* WHAT IS BEING ASKED *
Can you return the records below exactly as they stand, but only from the first line through the one with "const toRows = (r: number[], g: number[])"?

* STORED DATA *
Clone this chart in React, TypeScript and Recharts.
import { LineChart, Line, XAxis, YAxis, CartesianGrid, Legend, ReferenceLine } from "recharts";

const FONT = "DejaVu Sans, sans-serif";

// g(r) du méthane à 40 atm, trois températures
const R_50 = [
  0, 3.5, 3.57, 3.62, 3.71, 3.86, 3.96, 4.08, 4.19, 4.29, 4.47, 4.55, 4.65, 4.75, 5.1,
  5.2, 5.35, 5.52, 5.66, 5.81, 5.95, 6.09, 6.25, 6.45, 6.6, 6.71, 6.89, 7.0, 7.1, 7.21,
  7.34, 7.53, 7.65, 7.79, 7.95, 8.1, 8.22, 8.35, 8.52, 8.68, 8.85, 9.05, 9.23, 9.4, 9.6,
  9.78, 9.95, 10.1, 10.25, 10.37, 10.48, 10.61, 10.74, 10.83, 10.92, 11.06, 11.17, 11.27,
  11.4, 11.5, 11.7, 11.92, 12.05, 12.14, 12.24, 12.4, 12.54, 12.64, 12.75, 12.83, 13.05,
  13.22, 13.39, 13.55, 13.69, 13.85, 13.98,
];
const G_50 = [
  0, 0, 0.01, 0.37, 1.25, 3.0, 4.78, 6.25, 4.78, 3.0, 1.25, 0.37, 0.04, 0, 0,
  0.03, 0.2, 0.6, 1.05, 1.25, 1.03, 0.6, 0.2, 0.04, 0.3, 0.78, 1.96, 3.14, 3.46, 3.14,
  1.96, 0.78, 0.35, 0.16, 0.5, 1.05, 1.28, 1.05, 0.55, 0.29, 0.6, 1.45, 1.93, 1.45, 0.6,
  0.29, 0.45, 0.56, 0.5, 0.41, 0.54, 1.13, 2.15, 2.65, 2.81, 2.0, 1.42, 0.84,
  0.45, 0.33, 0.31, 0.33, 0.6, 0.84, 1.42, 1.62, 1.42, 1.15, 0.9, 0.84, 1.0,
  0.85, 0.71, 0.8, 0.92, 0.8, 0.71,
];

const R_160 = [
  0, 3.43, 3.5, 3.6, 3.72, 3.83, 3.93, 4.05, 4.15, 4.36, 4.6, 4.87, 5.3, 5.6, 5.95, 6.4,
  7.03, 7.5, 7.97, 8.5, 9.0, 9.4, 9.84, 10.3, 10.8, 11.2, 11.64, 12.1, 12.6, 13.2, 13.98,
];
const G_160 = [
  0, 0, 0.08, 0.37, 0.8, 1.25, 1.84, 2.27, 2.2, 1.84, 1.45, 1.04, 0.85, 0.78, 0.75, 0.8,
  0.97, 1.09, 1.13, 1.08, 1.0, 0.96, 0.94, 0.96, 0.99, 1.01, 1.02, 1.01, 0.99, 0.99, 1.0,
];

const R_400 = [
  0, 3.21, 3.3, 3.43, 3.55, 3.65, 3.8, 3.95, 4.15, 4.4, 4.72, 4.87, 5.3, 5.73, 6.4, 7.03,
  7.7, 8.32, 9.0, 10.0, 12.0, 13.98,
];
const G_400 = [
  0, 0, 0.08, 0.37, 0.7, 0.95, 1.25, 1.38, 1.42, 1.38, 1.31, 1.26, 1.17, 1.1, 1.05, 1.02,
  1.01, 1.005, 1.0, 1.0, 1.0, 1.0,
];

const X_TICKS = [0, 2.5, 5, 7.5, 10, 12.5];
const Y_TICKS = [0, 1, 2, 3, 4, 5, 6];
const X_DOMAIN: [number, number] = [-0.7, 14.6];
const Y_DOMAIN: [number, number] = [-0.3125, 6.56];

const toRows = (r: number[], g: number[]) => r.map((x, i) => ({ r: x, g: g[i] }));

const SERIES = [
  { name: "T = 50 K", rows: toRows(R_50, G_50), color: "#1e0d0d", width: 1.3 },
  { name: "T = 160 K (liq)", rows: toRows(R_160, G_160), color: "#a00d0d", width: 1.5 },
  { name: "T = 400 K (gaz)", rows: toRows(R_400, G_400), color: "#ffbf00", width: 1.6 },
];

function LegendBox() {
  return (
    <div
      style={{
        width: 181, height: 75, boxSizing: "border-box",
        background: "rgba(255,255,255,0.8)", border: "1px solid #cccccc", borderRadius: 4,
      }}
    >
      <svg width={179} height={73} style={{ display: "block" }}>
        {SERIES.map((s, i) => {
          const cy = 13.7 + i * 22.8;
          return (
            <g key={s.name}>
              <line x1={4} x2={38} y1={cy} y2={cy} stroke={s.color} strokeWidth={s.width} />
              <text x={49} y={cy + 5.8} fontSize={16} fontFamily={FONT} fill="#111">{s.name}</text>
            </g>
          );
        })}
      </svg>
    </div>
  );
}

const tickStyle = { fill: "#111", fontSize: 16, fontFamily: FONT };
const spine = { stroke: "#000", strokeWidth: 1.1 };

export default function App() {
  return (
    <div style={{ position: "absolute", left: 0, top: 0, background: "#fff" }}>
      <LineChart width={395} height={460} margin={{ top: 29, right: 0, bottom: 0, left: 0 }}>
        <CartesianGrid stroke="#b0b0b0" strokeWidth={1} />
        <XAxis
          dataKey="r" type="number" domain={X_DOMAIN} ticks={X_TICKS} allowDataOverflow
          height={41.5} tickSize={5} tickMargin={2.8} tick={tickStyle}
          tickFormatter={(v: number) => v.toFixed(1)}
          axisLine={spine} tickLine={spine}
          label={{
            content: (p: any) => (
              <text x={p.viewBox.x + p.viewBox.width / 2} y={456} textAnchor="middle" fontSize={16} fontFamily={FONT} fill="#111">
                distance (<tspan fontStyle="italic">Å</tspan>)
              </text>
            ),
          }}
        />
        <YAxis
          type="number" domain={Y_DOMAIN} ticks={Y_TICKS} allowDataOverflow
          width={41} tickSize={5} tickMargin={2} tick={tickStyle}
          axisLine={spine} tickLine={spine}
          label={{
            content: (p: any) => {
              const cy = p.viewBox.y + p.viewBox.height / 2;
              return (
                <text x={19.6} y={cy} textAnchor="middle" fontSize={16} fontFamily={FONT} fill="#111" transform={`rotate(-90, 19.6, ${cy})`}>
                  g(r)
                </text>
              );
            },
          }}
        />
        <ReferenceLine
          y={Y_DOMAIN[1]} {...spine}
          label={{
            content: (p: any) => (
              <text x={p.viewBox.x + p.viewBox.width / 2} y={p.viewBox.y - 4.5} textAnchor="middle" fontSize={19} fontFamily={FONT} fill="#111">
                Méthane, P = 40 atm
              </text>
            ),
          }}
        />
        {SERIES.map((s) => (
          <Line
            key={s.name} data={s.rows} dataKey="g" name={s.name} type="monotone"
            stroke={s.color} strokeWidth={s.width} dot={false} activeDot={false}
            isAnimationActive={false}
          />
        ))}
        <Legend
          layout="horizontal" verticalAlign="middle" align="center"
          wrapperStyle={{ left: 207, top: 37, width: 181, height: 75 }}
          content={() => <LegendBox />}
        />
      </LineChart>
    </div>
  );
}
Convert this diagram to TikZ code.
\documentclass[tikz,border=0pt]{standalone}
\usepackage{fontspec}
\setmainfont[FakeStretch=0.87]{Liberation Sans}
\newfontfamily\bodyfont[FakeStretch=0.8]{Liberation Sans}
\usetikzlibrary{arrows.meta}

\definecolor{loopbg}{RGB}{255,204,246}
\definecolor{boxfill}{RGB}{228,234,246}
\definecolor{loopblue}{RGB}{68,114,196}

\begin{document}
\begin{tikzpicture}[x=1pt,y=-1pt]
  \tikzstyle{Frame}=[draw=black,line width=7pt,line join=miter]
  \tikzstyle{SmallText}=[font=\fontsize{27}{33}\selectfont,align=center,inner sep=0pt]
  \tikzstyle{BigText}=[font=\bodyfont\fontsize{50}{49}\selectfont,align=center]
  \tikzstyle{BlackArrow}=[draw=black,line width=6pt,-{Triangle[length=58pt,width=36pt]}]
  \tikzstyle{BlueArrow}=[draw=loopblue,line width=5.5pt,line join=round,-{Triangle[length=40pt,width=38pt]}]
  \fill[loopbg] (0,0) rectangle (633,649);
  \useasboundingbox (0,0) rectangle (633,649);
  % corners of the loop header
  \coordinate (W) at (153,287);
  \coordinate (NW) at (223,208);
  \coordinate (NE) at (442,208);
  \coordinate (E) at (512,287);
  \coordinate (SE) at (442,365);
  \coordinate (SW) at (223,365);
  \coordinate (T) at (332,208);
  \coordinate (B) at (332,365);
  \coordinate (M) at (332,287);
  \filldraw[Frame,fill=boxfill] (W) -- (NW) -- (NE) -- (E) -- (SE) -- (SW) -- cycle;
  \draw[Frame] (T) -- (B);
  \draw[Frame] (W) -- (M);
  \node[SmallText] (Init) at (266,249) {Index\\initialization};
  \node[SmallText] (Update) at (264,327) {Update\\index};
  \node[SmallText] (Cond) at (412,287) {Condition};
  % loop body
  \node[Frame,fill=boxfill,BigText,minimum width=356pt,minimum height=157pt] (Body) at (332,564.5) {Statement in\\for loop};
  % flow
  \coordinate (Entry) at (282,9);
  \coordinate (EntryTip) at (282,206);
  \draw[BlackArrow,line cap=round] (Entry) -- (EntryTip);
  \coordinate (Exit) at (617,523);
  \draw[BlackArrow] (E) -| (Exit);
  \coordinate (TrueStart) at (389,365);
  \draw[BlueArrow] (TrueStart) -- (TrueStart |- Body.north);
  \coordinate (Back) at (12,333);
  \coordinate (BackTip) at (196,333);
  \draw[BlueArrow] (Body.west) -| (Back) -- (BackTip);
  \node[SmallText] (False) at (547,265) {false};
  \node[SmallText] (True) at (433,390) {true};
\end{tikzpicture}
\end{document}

* WRITTEN ANSWER *
Clone this chart in React, TypeScript and Recharts.
import { LineChart, Line, XAxis, YAxis, CartesianGrid, Legend, ReferenceLine } from "recharts";

const FONT = "DejaVu Sans, sans-serif";

// g(r) du méthane à 40 atm, trois températures
const R_50 = [
  0, 3.5, 3.57, 3.62, 3.71, 3.86, 3.96, 4.08, 4.19, 4.29, 4.47, 4.55, 4.65, 4.75, 5.1,
  5.2, 5.35, 5.52, 5.66, 5.81, 5.95, 6.09, 6.25, 6.45, 6.6, 6.71, 6.89, 7.0, 7.1, 7.21,
  7.34, 7.53, 7.65, 7.79, 7.95, 8.1, 8.22, 8.35, 8.52, 8.68, 8.85, 9.05, 9.23, 9.4, 9.6,
  9.78, 9.95, 10.1, 10.25, 10.37, 10.48, 10.61, 10.74, 10.83, 10.92, 11.06, 11.17, 11.27,
  11.4, 11.5, 11.7, 11.92, 12.05, 12.14, 12.24, 12.4, 12.54, 12.64, 12.75, 12.83, 13.05,
  13.22, 13.39, 13.55, 13.69, 13.85, 13.98,
];
const G_50 = [
  0, 0, 0.01, 0.37, 1.25, 3.0, 4.78, 6.25, 4.78, 3.0, 1.25, 0.37, 0.04, 0, 0,
  0.03, 0.2, 0.6, 1.05, 1.25, 1.03, 0.6, 0.2, 0.04, 0.3, 0.78, 1.96, 3.14, 3.46, 3.14,
  1.96, 0.78, 0.35, 0.16, 0.5, 1.05, 1.28, 1.05, 0.55, 0.29, 0.6, 1.45, 1.93, 1.45, 0.6,
  0.29, 0.45, 0.56, 0.5, 0.41, 0.54, 1.13, 2.15, 2.65, 2.81, 2.0, 1.42, 0.84,
  0.45, 0.33, 0.31, 0.33, 0.6, 0.84, 1.42, 1.62, 1.42, 1.15, 0.9, 0.84, 1.0,
  0.85, 0.71, 0.8, 0.92, 0.8, 0.71,
];

const R_160 = [
  0, 3.43, 3.5, 3.6, 3.72, 3.83, 3.93, 4.05, 4.15, 4.36, 4.6, 4.87, 5.3, 5.6, 5.95, 6.4,
  7.03, 7.5, 7.97, 8.5, 9.0, 9.4, 9.84, 10.3, 10.8, 11.2, 11.64, 12.1, 12.6, 13.2, 13.98,
];
const G_160 = [
  0, 0, 0.08, 0.37, 0.8, 1.25, 1.84, 2.27, 2.2, 1.84, 1.45, 1.04, 0.85, 0.78, 0.75, 0.8,
  0.97, 1.09, 1.13, 1.08, 1.0, 0.96, 0.94, 0.96, 0.99, 1.01, 1.02, 1.01, 0.99, 0.99, 1.0,
];

const R_400 = [
  0, 3.21, 3.3, 3.43, 3.55, 3.65, 3.8, 3.95, 4.15, 4.4, 4.72, 4.87, 5.3, 5.73, 6.4, 7.03,
  7.7, 8.32, 9.0, 10.0, 12.0, 13.98,
];
const G_400 = [
  0, 0, 0.08, 0.37, 0.7, 0.95, 1.25, 1.38, 1.42, 1.38, 1.31, 1.26, 1.17, 1.1, 1.05, 1.02,
  1.01, 1.005, 1.0, 1.0, 1.0, 1.0,
];

const X_TICKS = [0, 2.5, 5, 7.5, 10, 12.5];
const Y_TICKS = [0, 1, 2, 3, 4, 5, 6];
const X_DOMAIN: [number, number] = [-0.7, 14.6];
const Y_DOMAIN: [number, number] = [-0.3125, 6.56];

const toRows = (r: number[], g: number[]) => r.map((x, i) => ({ r: x, g: g[i] }));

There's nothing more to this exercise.